Jan. 13, 2009

HOLLYWOOD – God bless America, and how’s everybody?

• Barack Obama repeated his call for college football playoffs Friday. This year was the last straw. Everyone agrees that it’s utterly pointless to play an entire college football season just to have the national crown given to Caroline Kennedy.

• President Bush will present Tony Blair with the Medal of Freedom today. At one time these two men believed they could remake the Mideast as a land of freedom and democracy. Then the doctors adjusted their medication and the hallucinations stopped.

• Ryan O’Neal agreed to enter a drug treatment program Thursday after he pleaded guilty to methamphetamine possession in his Malibu home. It’s against the law to possess or use methamphetamines inside the Malibu city limits. It’s zoned for cocaine.

• Somali pirates received $3 million in cash by parachute Friday and released the oil tanker. While they were fighting over the money, the escape boat capsized and five of them drowned. It looked like Thanksgiving dinner at Bernie Madoff’s house.

• New Yorker Alex Gardega created a hot sauce named Bernie In Hell that displays the swindler Bernie Madoff’s face on the bottle surrounded by flames. It’s a huge success. If you buy the sauce, the money goes to pay off the last guy to buy the sauce.

• The USS George H.W. Bush aircraft carrier was commissioned in Norfolk Saturday. It’s the last Nimitz-class aircraft carrier. His son will have a destroyer named after him in honor of all he’s done for the economy, the Middle East and the Republican Party.

• “24” starring Keifer Sutherland as U.S. agent Jack Bauer premiered Sunday, featuring a subversive villain who’s able to use his skills to turn the economy into complete and utter chaos. He’s a mortgage broker in Orange County. It’s a documentary.

• Charles Barkley took a leave of absence from his TNT broadcasting job 10 days after his DUI arrest in Phoenix, when he told the cops he ran a stop sign because was in a hurry to get oral sex. He’s 300 pounds, he’s a gambling junkie, a drunk driver and a sex addict. It took him a week just to decide which rehab has seniority.

• The Consumer Electronics Show in Las Vegas unveiled a robot Friday designed to replace dogs and cats. It’s a plush baby seal that cuddles and coos and responds very affectionately to human touch. In some parts of the world it could replace sheep.

• Barney Frank urged the government Friday to buy foreclosed homes and turn them into workforce housing. It’s divisive. Democrats sympathize with migrant workers, whereas Republicans think the United Farm Workers Union was founded by Chivas Regal.

• President Bush told Texas reporters Friday he regrets that immigration reform didn’t pass on his watch. Still, he had a huge impact on cross-border relations. American workers are now sending pesos home to Detroit to help support their families.

• Hillary Clinton’s confirmation hearings for Secretary of State begin today in the Senate Foreign Relations committee.

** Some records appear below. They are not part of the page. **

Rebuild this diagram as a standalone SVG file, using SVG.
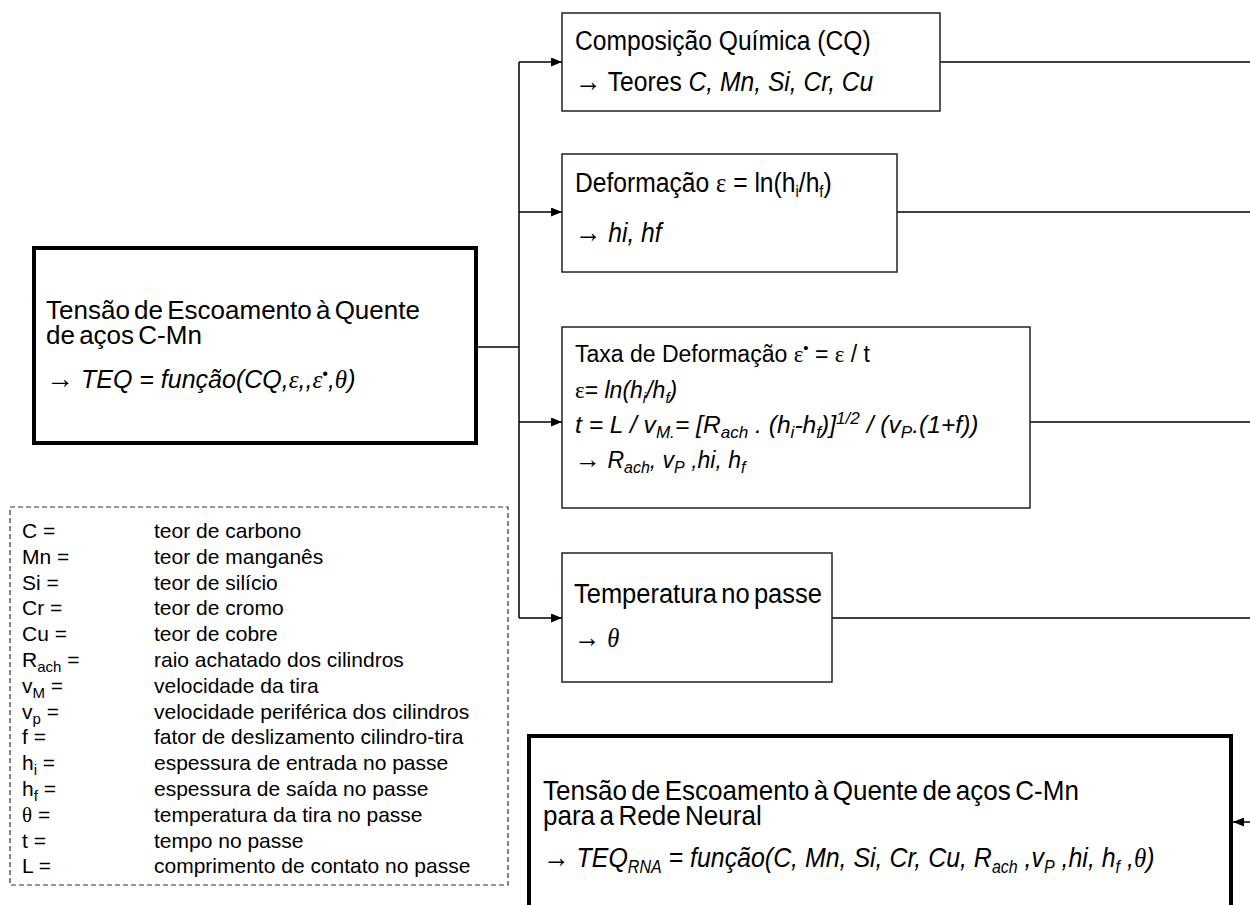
<svg xmlns="http://www.w3.org/2000/svg" width="1250" height="905" viewBox="0 0 1250 905">
<style>
text{font-family:"Liberation Sans",Arial,sans-serif;fill:#000}
.box{fill:#fff;stroke:#222;stroke-width:1.5}
.thick{fill:#fff;stroke:#000;stroke-width:4}
.leg{fill:none;stroke:#333;stroke-width:1.2;stroke-dasharray:5 3}
.wire{fill:none;stroke:#000;stroke-width:1.5}
.it{font-style:italic}
.sr{font-family:"Liberation Serif","Times New Roman",serif}
.ar{font-family:"Liberation Serif","Times New Roman",serif;font-style:normal}
.tight{word-spacing:-3px}
.b28{font-size:28px}
.t26{font-size:26px}
.t25{font-size:25px}
.t23{font-size:23px}
.lg{font-size:21px}
</style>
<defs>
<marker id="ah" markerUnits="userSpaceOnUse" markerWidth="11" markerHeight="9" refX="11" refY="4.5" orient="auto">
<path d="M0,0 L11,4.5 L0,9 z" fill="#000"/>
</marker>
</defs>

<g id="connectors">
<path class="wire" d="M476,347 H519"/>
<path class="wire" d="M519,62 V618"/>
<path class="wire" d="M519,62 H562" marker-end="url(#ah)"/>
<path class="wire" d="M519,212 H562" marker-end="url(#ah)"/>
<path class="wire" d="M519,422 H562" marker-end="url(#ah)"/>
<path class="wire" d="M519,618 H562" marker-end="url(#ah)"/>
<path class="wire" d="M940,62 H1250"/>
<path class="wire" d="M897,212 H1250"/>
<path class="wire" d="M1030,422 H1250"/>
<path class="wire" d="M832,618 H1250"/>
<path class="wire" d="M1250,822 H1233" marker-end="url(#ah)"/>
</g>

<g id="main">
<rect class="thick" x="34" y="248" width="442" height="195"/>
<text class="t26 tight" x="46" y="319">Tensão de Escoamento à Quente</text>
<text class="t26 tight" x="46" y="344">de aços C-Mn</text>
<text class="t25" x="46" y="388"><tspan class="ar" font-size="28">→</tspan> <tspan class="it">TEQ  = função(CQ,<tspan class="sr">ε</tspan>,,<tspan class="sr">ε</tspan><tspan font-size="16" dy="-9">•</tspan><tspan dy="9">,</tspan><tspan class="sr">θ</tspan>)</tspan></text>
</g>

<g id="cq">
<rect class="box" x="562" y="13" width="378" height="98"/>
<g transform="translate(575 50) scale(0.88 1)">
<text class="b28" x="0" y="0">Composição Química  (CQ)</text>
</g>
<g transform="translate(575 91) scale(0.88 1)">
<text class="b28" x="0" y="0"><tspan class="ar" font-size="30">→</tspan> Teores <tspan class="it">C, Mn, Si, Cr, Cu</tspan></text>
</g>
</g>

<g id="deformacao">
<rect class="box" x="562" y="154" width="335" height="118"/>
<g transform="translate(575 192) scale(0.88 1)">
<text class="b28" x="0" y="0">Deformação <tspan class="sr">ε</tspan> = ln(h<tspan font-size="17" dy="5">i</tspan><tspan dy="-5">/h</tspan><tspan font-size="17" dy="5">f</tspan><tspan dy="-5">)</tspan></text>
</g>
<g transform="translate(575 242) scale(0.88 1)">
<text class="b28" x="0" y="0"><tspan class="ar" font-size="30">→</tspan> <tspan class="it">hi, hf</tspan></text>
</g>
</g>

<g id="taxa">
<rect class="box" x="562" y="327" width="468" height="181"/>
<text class="t23" x="575" y="362">Taxa de Deformação <tspan class="sr">ε</tspan><tspan font-size="15" dy="-9">•</tspan><tspan dy="9"> = </tspan><tspan class="sr">ε</tspan> / t</text>
<text class="t23" x="575" y="398"><tspan class="sr">ε</tspan>= <tspan class="it">ln(h<tspan font-size="15" dy="5">i</tspan><tspan dy="-5">/h</tspan><tspan font-size="15" dy="5">f</tspan><tspan dy="-5">)</tspan></tspan></text>
<g transform="translate(575 433) scale(1.07 1)">
<text class="t23 it" x="0" y="0">t = L / v<tspan font-size="16" dy="5">M.</tspan><tspan dy="-5">= [R</tspan><tspan font-size="16" dy="5">ach</tspan><tspan dy="-5"> . (h</tspan><tspan font-size="16" dy="5">i</tspan><tspan dy="-5">-h</tspan><tspan font-size="16" dy="5">f</tspan><tspan dy="-5">)]</tspan><tspan font-size="16" dy="-9">1/2</tspan><tspan dy="9"> / (v</tspan><tspan font-size="16" dy="5">P</tspan><tspan dy="-5">.(1+f))</tspan></text>
</g>
<text class="t23" x="575" y="468"><tspan class="ar" font-size="26">→</tspan> <tspan class="it">R<tspan font-size="16" dy="5">ach</tspan><tspan dy="-5">, v</tspan><tspan font-size="16" dy="5">P</tspan><tspan dy="-5"> ,hi, h</tspan><tspan font-size="16" dy="5">f</tspan></tspan></text>
</g>

<g id="temperatura">
<rect class="box" x="562" y="553" width="270" height="129"/>
<g transform="translate(574 603) scale(0.91 1)">
<text class="b28 tight" x="0" y="0">Temperatura no passe</text>
</g>
<g transform="translate(574 647) scale(0.88 1)">
<text class="b28" x="0" y="0"><tspan class="ar" font-size="30">→</tspan> <tspan class="sr it">θ</tspan></text>
</g>
</g>

<g id="legenda">
<rect class="leg" x="10" y="507" width="498" height="378"/>
<text class="lg" x="22" y="538">C =</text><text class="lg" x="154" y="538">teor de carbono</text>
<text class="lg" x="22" y="564">Mn =</text><text class="lg" x="154" y="564">teor de manganês</text>
<text class="lg" x="22" y="590">Si =</text><text class="lg" x="154" y="590">teor de silício</text>
<text class="lg" x="22" y="615">Cr =</text><text class="lg" x="154" y="615">teor de cromo</text>
<text class="lg" x="22" y="641">Cu =</text><text class="lg" x="154" y="641">teor de cobre</text>
<text class="lg" x="22" y="667">R<tspan font-size="15" dy="5">ach</tspan><tspan dy="-5"> =</tspan></text><text class="lg" x="154" y="667">raio achatado dos cilindros</text>
<text class="lg" x="22" y="693">v<tspan font-size="15" dy="5">M</tspan><tspan dy="-5"> =</tspan></text><text class="lg" x="154" y="693">velocidade da tira</text>
<text class="lg" x="22" y="719">v<tspan font-size="15" dy="5">p</tspan><tspan dy="-5"> =</tspan></text><text class="lg" x="154" y="719">velocidade periférica dos cilindros</text>
<text class="lg" x="22" y="744">f =</text><text class="lg" x="154" y="744">fator de deslizamento cilindro-tira</text>
<text class="lg" x="22" y="770">h<tspan font-size="15" dy="5">i</tspan><tspan dy="-5"> =</tspan></text><text class="lg" x="154" y="770">espessura de entrada no passe</text>
<text class="lg" x="22" y="796">h<tspan font-size="15" dy="5">f</tspan><tspan dy="-5"> =</tspan></text><text class="lg" x="154" y="796">espessura de saída  no passe</text>
<text class="lg" x="22" y="822"><tspan class="sr">θ</tspan> =</text><text class="lg" x="154" y="822">temperatura da tira no passe</text>
<text class="lg" x="22" y="848">t =</text><text class="lg" x="154" y="848">tempo no passe</text>
<text class="lg" x="22" y="873">L =</text><text class="lg" x="154" y="873">comprimento de contato no passe</text>
</g>

<g id="rede-neural">
<rect class="thick" x="529" y="736" width="702" height="185"/>
<g transform="translate(543 800) scale(0.93 1)">
<text class="b28 tight" x="0" y="0">Tensão de Escoamento à Quente de aços C-Mn</text>
</g>
<g transform="translate(543 825) scale(0.93 1)">
<text class="b28 tight" x="0" y="0">para a Rede Neural</text>
</g>
<g transform="translate(543 867) scale(0.89 1)">
<text class="b28" x="0" y="0"><tspan class="ar" font-size="30">→</tspan> <tspan class="it">TEQ<tspan font-size="18" dy="6">RNA</tspan><tspan dy="-6">  = função(C, Mn, Si, Cr, Cu, R</tspan><tspan font-size="18" dy="6">ach</tspan><tspan dy="-6"> ,v</tspan><tspan font-size="18" dy="6">P</tspan><tspan dy="-6"> ,hi, h</tspan><tspan font-size="18" dy="6">f</tspan><tspan dy="-6"> ,</tspan><tspan class="sr">θ</tspan>)</tspan></text>
</g>
</g>
</svg>
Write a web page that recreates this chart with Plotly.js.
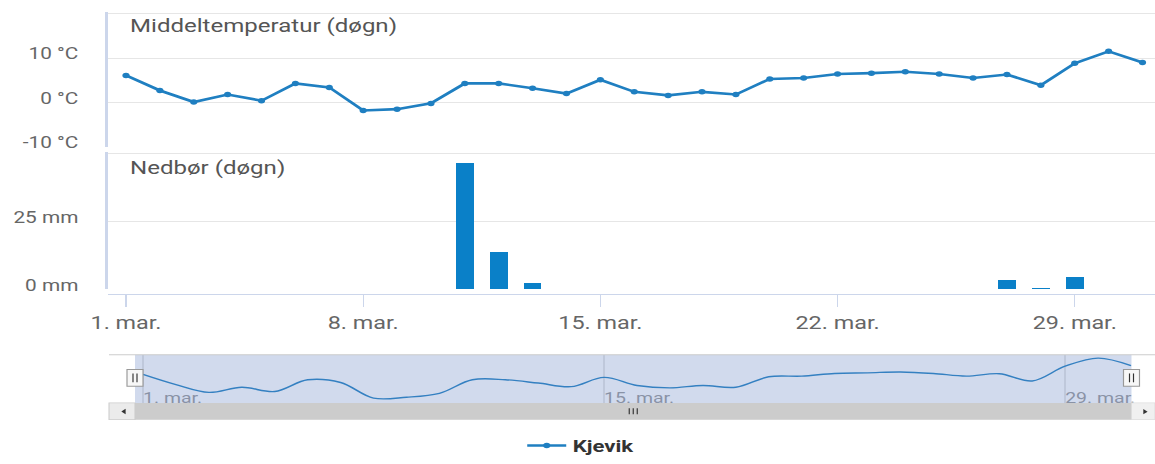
<!DOCTYPE html>
<html>
<head>
<meta charset="utf-8">
<script src="https://cdn.plot.ly/plotly-3.0.1.min.js"></script>
<style>
  html, body { margin: 0; padding: 0; background: #fff; overflow: hidden; width: 1155px; height: 464px; }
  #chart { width: 889px; height: 464px; transform: scaleX(1.3); transform-origin: 0 0; }
</style>
</head>
<body>
<div id="chart"></div>
<script>
// ---- data ----
const days = [1,2,3,4,5,6,7,8,9,10,11,12,13,14,15,16,17,18,19,20,21,22,23,24,25,26,27,28,29,30,31];
const temperature = [6.1, 2.7, 0.1, 1.8, 0.4, 4.3, 3.4, -1.8, -1.5, -0.2, 4.3, 4.3, 3.2, 2.0, 5.1, 2.4, 1.6, 2.4, 1.8, 5.3, 5.5, 6.4, 6.6, 6.9, 6.4, 5.5, 6.3, 3.9, 8.8, 11.5, 9.0];
const precipitation = [0, 0, 0, 0, 0, 0, 0, 0, 0, 0, 46.5, 13.7, 2.2, 0, 0, 0, 0, 0, 0, 0, 0, 0, 0, 0, 0, 0, 3.4, 0.5, 4.4, 0, 0];
const xTickDays = [1, 8, 15, 22, 29];
const xTickLabels = ['1. mar.', '8. mar.', '15. mar.', '22. mar.', '29. mar.'];
const navTickDays = [1, 15, 29];
const navTickLabels = ['1. mar.', '15. mar.', '29. mar.'];
const tempTicks = [-10, 0, 10, 20];
const tempTickLabels = ['-10 °C', '0 °C', '10 °C', ''];
const precipTicks = [0, 25, 50];
const precipTickLabels = ['0 mm', '25 mm', ''];
const seriesName = 'Kjevik';
const tempTitle = 'Middeltemperatur (døgn)';
const precipTitle = 'Nedbør (døgn)';

// ---- geometry helpers (reference pixels -> paper) ----
const S = 1.3, W = 889, H = 464, ML = 83;
const PW = W - ML;
const fx = rx => (rx / S - ML) / PW;
const fy = ry => 1 - ry / H;

const blue = '#1f7fc1';
const axisBlue = '#ccd6eb';
const grid = '#e6e6e6';
const FONT = 'Roboto, "Open Sans", sans-serif';

const traces = [
  {
    type: 'bar', x: days, y: precipitation, xaxis: 'x', yaxis: 'y2',
    width: 0.52, marker: { color: '#0a80c8', line: { width: 0 } },
    showlegend: false, hoverinfo: 'skip'
  },
  {
    type: 'scatter', mode: 'lines+markers', x: days, y: temperature, xaxis: 'x', yaxis: 'y',
    name: seriesName, line: { color: blue, width: 2.6 }, marker: { color: blue, size: 5.5 },
    hoverinfo: 'skip'
  },
  {
    type: 'scatter', mode: 'lines', x: days, y: temperature, xaxis: 'x3', yaxis: 'y3',
    line: { color: blue, width: 1.4, shape: 'spline', smoothing: 1 },
    showlegend: false, hoverinfo: 'skip'
  }
];

const hLine = (x0, x1, y, color, w) => ({ type: 'line', xref: 'paper', yref: 'paper', x0: fx(x0), x1: fx(x1), y0: fy(y), y1: fy(y), line: { color: color, width: w }, layer: 'above' });
const vLine = (x, y0, y1, color, w) => ({ type: 'line', xref: 'paper', yref: 'paper', x0: fx(x), x1: fx(x), y0: fy(y0), y1: fy(y1), line: { color: color, width: w }, layer: 'above' });
const rect = (x0, x1, y0, y1, fill, lineColor, lw) => ({ type: 'rect', xref: 'paper', yref: 'paper', x0: fx(x0), x1: fx(x1), y0: fy(y1), y1: fy(y0), fillcolor: fill, line: { color: lineColor || 'rgba(0,0,0,0)', width: lw || 0 }, layer: 'above' });
const tri = (pts, fill) => ({ type: 'path', xref: 'paper', yref: 'paper', path: 'M' + pts.map(p => fx(p[0]) + ',' + fy(p[1])).join(' L') + ' Z', fillcolor: fill, line: { width: 0 }, layer: 'above' });

const maskL = 135, maskR = 1131.5;
const shapes = [
  // navigator mask & outline
  rect(maskL, maskR, 361, 410, 'rgba(102,133,194,0.3)'),
  hLine(109, 1155, 361, '#cccccc', 1),
  // scrollbar
  rect(109, 1155, 410, 427, '#f2f2f2'),
  rect(maskL, maskR, 410, 427, '#cccccc'),
  rect(109, maskL, 410, 427, '#ebebeb', '#cccccc', 0.8),
  rect(maskR, 1155, 410, 427, '#f0f0f0', '#dddddd', 0.8),
  tri([[121.3, 418.7], [125.6, 416.0], [125.6, 421.4]], '#333333'),
  tri([[1147.6, 418.9], [1143.3, 416.2], [1143.3, 421.6]], '#333333'),
  vLine((maskL + maskR) / 2 - 4, 415.5, 421.5, '#333333', 0.9),
  vLine((maskL + maskR) / 2, 415.5, 421.5, '#333333', 0.9),
  vLine((maskL + maskR) / 2 + 4, 415.5, 421.5, '#333333', 0.9),
  // handles
  rect(maskL - 8, maskL + 8, 376, 393, '#f7f7f7', '#999999', 0.9),
  vLine(maskL - 2, 380, 389, '#333333', 0.9),
  vLine(maskL + 2, 380, 389, '#333333', 0.9),
  rect(maskR - 8, maskR + 8, 376, 393, '#f7f7f7', '#999999', 0.9),
  vLine(maskR - 2, 380, 389, '#333333', 0.9),
  vLine(maskR + 2, 380, 389, '#333333', 0.9)
];

const d0 = days[0], dN = days[days.length - 1];
const yTickFont = { family: FONT, size: 16, color: '#666666' };
const layout = {
  width: W, height: H,
  margin: { l: ML, r: 0, t: 0, b: 0, pad: 0 },
  paper_bgcolor: '#ffffff', plot_bgcolor: 'rgba(0,0,0,0)',
  font: { family: FONT, color: '#666666' },
  bargap: 0,
  xaxis: {
    domain: [0, 1], range: [d0 - 0.534, dN + 0.39],
    anchor: 'free', position: fy(299.5),
    showgrid: false, zeroline: false,
    showline: true, linecolor: axisBlue, linewidth: 1,
    ticks: 'outside', ticklen: 12, tickcolor: axisBlue, tickwidth: 1,
    tickvals: xTickDays, ticktext: xTickLabels,
    tickfont: { family: FONT, size: 18, color: '#666666' },
    fixedrange: true
  },
  yaxis: {
    domain: [fy(150), fy(12)], range: [-10.1, 20.4], anchor: 'x',
    tickvals: tempTicks, ticktext: tempTickLabels,
    showgrid: true, gridcolor: grid, gridwidth: 1, zeroline: false,
    showline: true, linecolor: axisBlue, linewidth: 2.5,
    ticks: '', ticklabelposition: 'outside top', ticklabelstandoff: 17, ticklabelshift: 7,
    tickfont: yTickFont,
    fixedrange: true
  },
  yaxis2: {
    domain: [fy(294.5), fy(155)], range: [0, 50.5], anchor: 'x',
    tickvals: precipTicks, ticktext: precipTickLabels,
    showgrid: true, gridcolor: grid, gridwidth: 1, zeroline: false,
    showline: true, linecolor: axisBlue, linewidth: 2.5,
    ticks: '', ticklabelposition: 'outside top', ticklabelstandoff: 17, ticklabelshift: 7,
    tickfont: yTickFont,
    fixedrange: true
  },
  xaxis3: {
    domain: [0, 1], range: [d0 - 1.066, dN + 0.75], anchor: 'y3',
    tickvals: navTickDays, ticktext: navTickLabels,
    ticklabelposition: 'inside right', ticklabelstandoff: -9,
    showgrid: true, gridcolor: grid, gridwidth: 1, zeroline: false, showline: false,
    ticks: '', tickfont: { family: FONT, size: 15, color: '#999999' },
    fixedrange: true
  },
  yaxis3: {
    domain: [fy(410), fy(361)], range: [-3.4, 12.6], anchor: 'x3',
    showgrid: false, zeroline: false, showticklabels: false, showline: false, ticks: '',
    fixedrange: true
  },
  showlegend: true,
  legend: {
    orientation: 'h', x: 0.394, xanchor: 'left', y: fy(454), yanchor: 'middle',
    font: { family: FONT, size: 17, color: '#333333', weight: 'bold' },
    bgcolor: 'rgba(0,0,0,0)'
  },
  annotations: [
    { xref: 'paper', yref: 'paper', x: fx(127), y: fy(26), xanchor: 'left', yanchor: 'middle', showarrow: false,
      text: tempTitle, font: { family: FONT, size: 18.5, color: '#555555' } },
    { xref: 'paper', yref: 'paper', x: fx(127), y: fy(170.5), xanchor: 'left', yanchor: 'middle', showarrow: false,
      text: precipTitle, font: { family: FONT, size: 18.5, color: '#555555' } }
  ],
  shapes: shapes
};

Plotly.newPlot('chart', traces, layout, { displayModeBar: false, staticPlot: true, responsive: false });
</script>
</body>
</html>
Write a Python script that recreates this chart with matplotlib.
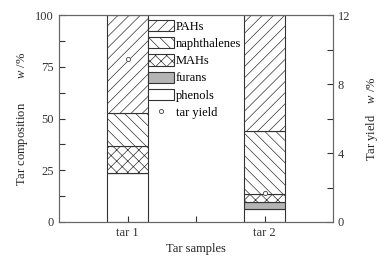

She’s an expert on China. She can throw it like a Frisbee or hurl it overhand, but she gets her best results throwing lamps.

• Hollywood director Ron Howard said his movie Frost/Nixon prompts comparisons between President Nixon and President Bush. It’s not fair. They both waged hugely unpopular wars, they both had low approval ratings, they both subverted the Constitution, but Nixon is considered the better president because he got his picture taken with Elvis.